A practical approach is to ask: “Was this condition caused by the tenant beyond normal use, and can it be documented?” If the answer is no, it may not be appropriate to deduct.

5. Support deductions with specific documentation

When deductions are made, a property manager should prepare an itemized statement explaining the reason for each charge. Good documentation may include:

  • Move-in and move-out photos
  • Inspection checklists
  • Vendor invoices or receipts
  • Internal maintenance notes
  • Lease clauses supporting the charge
  • Utility or rent ledger balances, if applicable

For example, “cleaning - $300” is less helpful than “kitchen cleaning - $125; oven degreasing - $65; bathroom cleaning - $110, based on vendor invoice dated [date].”

Owners benefit from detailed records because they reduce disputes and show that deductions were based on actual conditions, not guesswork.

6. Watch the refund timeline

Washington has timing rules for returning deposits or providing an accounting after the tenant vacates and the tenancy ends. Property managers should have a standard move-out workflow so inspections, estimates, invoices, and refund processing happen promptly.

Owners should not delay deposit decisions while planning optional upgrades or renovations.

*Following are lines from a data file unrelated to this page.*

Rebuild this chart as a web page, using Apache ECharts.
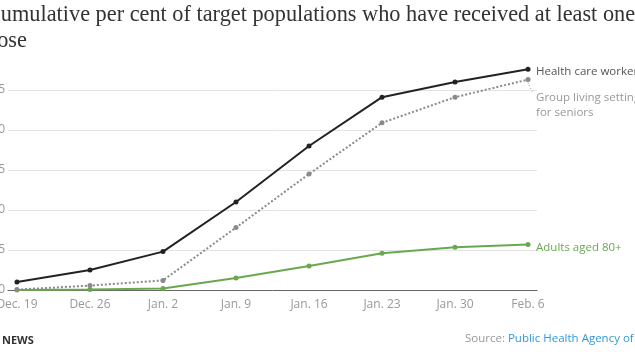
<!DOCTYPE html>
<html>
<head>
<meta charset="utf-8">
<script src="https://cdn.jsdelivr.net/npm/echarts@6/dist/echarts.min.js"></script>
<style>
  html, body { margin: 0; padding: 0; background: #fff; }
  #chart { position: absolute; left: 0; top: 0; width: 635px; height: 357px; }
</style>
</head>
<body>
<div id="chart"></div>
<script>
const categories = ['Dec. 19', 'Dec. 26', 'Jan. 2', 'Jan. 9', 'Jan. 16', 'Jan. 23', 'Jan. 30', 'Feb. 6'];
const healthCareWorkers = [1.0, 2.5, 4.8, 11.0, 18.0, 24.1, 26.0, 27.6];
const groupLivingSeniors = [0.05, 0.55, 1.2, 7.8, 14.5, 20.9, 24.1, 26.3];
const adults80plus = [0.0, 0.05, 0.2, 1.5, 3.0, 4.6, 5.35, 5.7];
const yTicks = [0, 5, 10, 15, 20, 25];

const titleLine1 = 'Cumulative per cent of target populations who have received at least one';
const titleLine2 = 'dose';

function toXY(arr) { return arr.map((v, i) => [i, v]); }

const chart = echarts.init(document.getElementById('chart'), null, { renderer: 'canvas' });
const labelFont = { fontFamily: 'Open Sans', fontSize: 12 };
const endFont = { fontFamily: 'Open Sans', fontSize: 11.5 };
const titleStyle = { fontFamily: 'Liberation Serif', fontSize: 22.3, fill: '#333' };

const baseGraphic = [
  { type: 'text', x: -14, y: 4, style: { text: titleLine1, ...titleStyle } },
  { type: 'text', x: -14, y: 30, style: { text: titleLine2, ...titleStyle } },
  { type: 'text', x: 2, y: 335, style: { text: 'NEWS', fontFamily: 'Open Sans', fontSize: 11, fontWeight: 'bold', fill: '#333' } },
  { type: 'text', x: 465, y: 333, style: {
      text: '{a|Source:} {b|Public Health Agency of Canada}',
      fontFamily: 'Open Sans', fontSize: 11.5,
      rich: {
        a: { fontFamily: 'Open Sans', fontSize: 11.5, fill: '#999', color: '#999' },
        b: { fontFamily: 'Open Sans', fontSize: 11.5, fill: '#3399d6', color: '#3399d6' }
      }
  } }
];

const option = {
  animation: false,
  grid: { left: 8, right: 98, top: 90, bottom: 67, containLabel: false, outerBoundsMode: 'none' },
  xAxis: {
    type: 'value',
    min: -0.123,
    max: 7.123,
    interval: 1,
    splitLine: { show: false },
    axisTick: { show: false },
    axisLine: { show: true, lineStyle: { color: '#666', width: 1 } },
    axisLabel: {
      ...labelFont, color: '#999', margin: 9,
      showMinLabel: true, showMaxLabel: true,
      customValues: categories.map((c, i) => i),
      formatter: v => categories[Math.round(v)] || ''
    }
  },
  yAxis: {
    type: 'value',
    min: 0, max: yTicks[yTicks.length - 1], interval: 5,
    axisLine: { show: false },
    axisTick: { show: false },
    splitLine: { lineStyle: { color: '#e3e3e3', width: 1 } },
    axisLabel: { ...labelFont, color: '#999', margin: 3, formatter: v => String(v) }
  },
  series: [
    {
      name: 'Adults aged 80+',
      type: 'line', clip: false,
      data: toXY(adults80plus),
      symbol: 'circle', symbolSize: 5,
      lineStyle: { color: '#6aa84f', width: 2 },
      itemStyle: { color: '#6aa84f' },
      endLabel: { show: true, formatter: 'Adults aged 80+', color: '#6aa84f', ...endFont, distance: 5, offset: [3, 3] },
      z: 3
    },
    {
      name: 'Group living settings for seniors',
      type: 'line', clip: false,
      data: toXY(groupLivingSeniors),
      symbol: 'circle', symbolSize: 5,
      lineStyle: { color: '#8a8a8a', width: 2, type: [2, 2] },
      itemStyle: { color: '#8a8a8a' },
      endLabel: { show: true, formatter: 'Group living settings\nfor seniors', color: '#999', ...endFont, lineHeight: 15, distance: 5, offset: [3, 26] },
      z: 4
    },
    {
      name: 'Health care workers',
      type: 'line', clip: false,
      data: toXY(healthCareWorkers),
      symbol: 'circle', symbolSize: 5,
      lineStyle: { color: '#222', width: 2 },
      itemStyle: { color: '#222' },
      endLabel: { show: true, formatter: 'Health care workers', color: '#555', ...endFont, distance: 5, offset: [3, 3] },
      z: 5
    }
  ],
  graphic: baseGraphic
};
chart.setOption(option);

// dotted leader from last group-living point to its label
const last = groupLivingSeniors.length - 1;
const p = chart.convertToPixel({ gridIndex: 0 }, [last, groupLivingSeniors[last]]);
chart.setOption({
  graphic: baseGraphic.concat([
    { type: 'line', shape: { x1: p[0], y1: p[1] + 3, x2: p[0] + 5, y2: p[1] + 14 }, style: { stroke: '#999', lineWidth: 1, lineDash: [1, 2] } }
  ])
});
</script>
</body>
</html>
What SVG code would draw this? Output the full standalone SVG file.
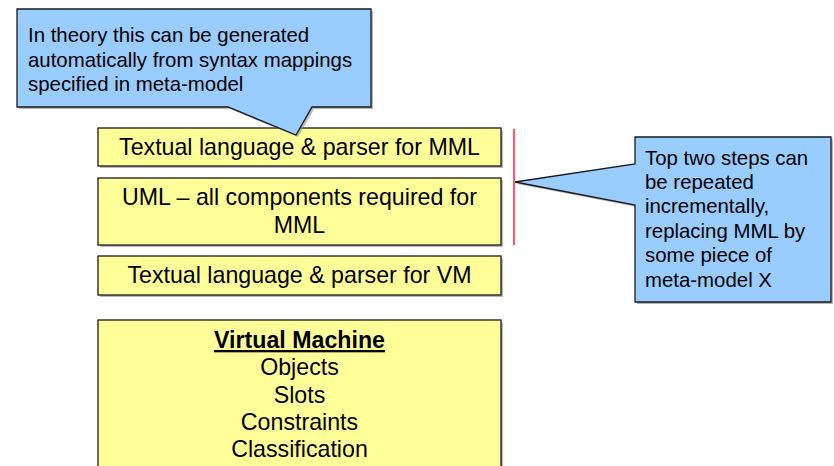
<svg xmlns="http://www.w3.org/2000/svg" width="834" height="466" viewBox="0 0 834 466">
<style>
.box{fill:#FFFF99;stroke:#1a1a1a;stroke-width:1.3}
.call{fill:#99CCFF;stroke:#1a1a1a;stroke-width:1.3;stroke-linejoin:miter}
.shadow{fill:#888;opacity:0.6}
.t{font-family:"Liberation Sans",Arial,sans-serif;font-size:23.2px;fill:#000;text-anchor:middle}
.c{font-family:"Liberation Sans",Arial,sans-serif;font-size:20.4px;fill:#000}
</style>
<rect width="834" height="466" fill="#fff"/>
<g id="n-mml-parser">
<rect class="shadow" x="100" y="130" width="403" height="38"/>
<rect class="box" x="98" y="128" width="403" height="38"/>
<text class="t" x="299.5" y="155">Textual language &amp; parser for MML</text>
</g>
<g id="n-uml">
<rect class="shadow" x="100" y="180" width="403" height="67"/>
<rect class="box" x="98" y="178" width="403" height="67"/>
<text class="t" x="299.5" y="205">UML – all components required for</text>
<text class="t" x="299.5" y="233">MML</text>
</g>
<g id="n-vm-parser">
<rect class="shadow" x="100" y="258" width="403" height="39"/>
<rect class="box" x="98" y="256" width="403" height="39"/>
<text class="t" x="299.5" y="283">Textual language &amp; parser for VM</text>
</g>
<g id="n-vm">
<rect class="shadow" x="100" y="322" width="403" height="150"/>
<rect class="box" x="98" y="320" width="403" height="150"/>
<text class="t" x="299.5" y="348" font-weight="bold" text-decoration="underline">Virtual Machine</text>
<text class="t" x="299.5" y="375">Objects</text>
<text class="t" x="299.5" y="403">Slots</text>
<text class="t" x="299.5" y="430">Constraints</text>
<text class="t" x="299.5" y="457">Classification</text>
</g>
<g id="connectors">
<line x1="514" y1="129" x2="514" y2="245" stroke="#F0607A" stroke-width="2.2"/>
</g>
<g id="n-callout-top">
<path class="shadow" d="M19,11 H373 V109 H314 L298,137 L230,109 H19 Z"/>
<path class="call" d="M17,9 H371 V107 H312 L296,135 L228,107 H17 Z"/>
<text class="c" x="28" y="42">In theory this can be generated</text>
<text class="c" x="28" y="67">automatically from syntax mappings</text>
<text class="c" x="28" y="91">specified in meta-model</text>
</g>
<g id="n-callout-right">
<path class="shadow" d="M637,139 H833 V304 H637 V207 L517,184 L637,166 Z"/>
<path class="call" d="M635,137 H831 V302 H635 V205 L515,182 L635,164 Z"/>
<text class="c" x="645" y="165">Top two steps can</text>
<text class="c" x="645" y="189">be repeated</text>
<text class="c" x="645" y="213">incrementally,</text>
<text class="c" x="645" y="238">replacing MML by</text>
<text class="c" x="645" y="262">some piece of</text>
<text class="c" x="645" y="287">meta-model X</text>
</g>
</svg>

For instance, replacing worn carpet with new flooring may be an owner improvement project, but that does not automatically mean the tenant’s deposit can be used to pay for it.

Tenants should provide a forwarding address and keep copies of move-out communications, keys-return confirmations, and photos of the property after cleaning.

Common Mistakes to Avoid

  • Skipping the signed move-in checklist: Without clear starting-condition records, deposit deductions become much harder to support.

  • Treating the deposit like owner income: A security deposit is tenant-held money until properly applied or refunded.

  • Charging for ordinary wear and tear: Normal aging is not the same as tenant-caused damage.

  • Using vague deduction descriptions: General labels like “repairs” or “cleaning” often lead to disputes if not backed by detail.

Key Takeaways

  • Washington deposit handling depends on written lease terms, proper condition documentation, and accurate accounting.

  • Property managers should track deposits carefully and keep them separate from routine rent and owner funds.

  • Move-in and move-out reports are central to proving whether damage occurred during the tenancy.

  • Deductions should be specific, documented, and tied to actual damage, unpaid charges, or lease obligations.

  • Owners should review their management agreement to understand who holds deposits, who processes refunds, and how disputes are handled.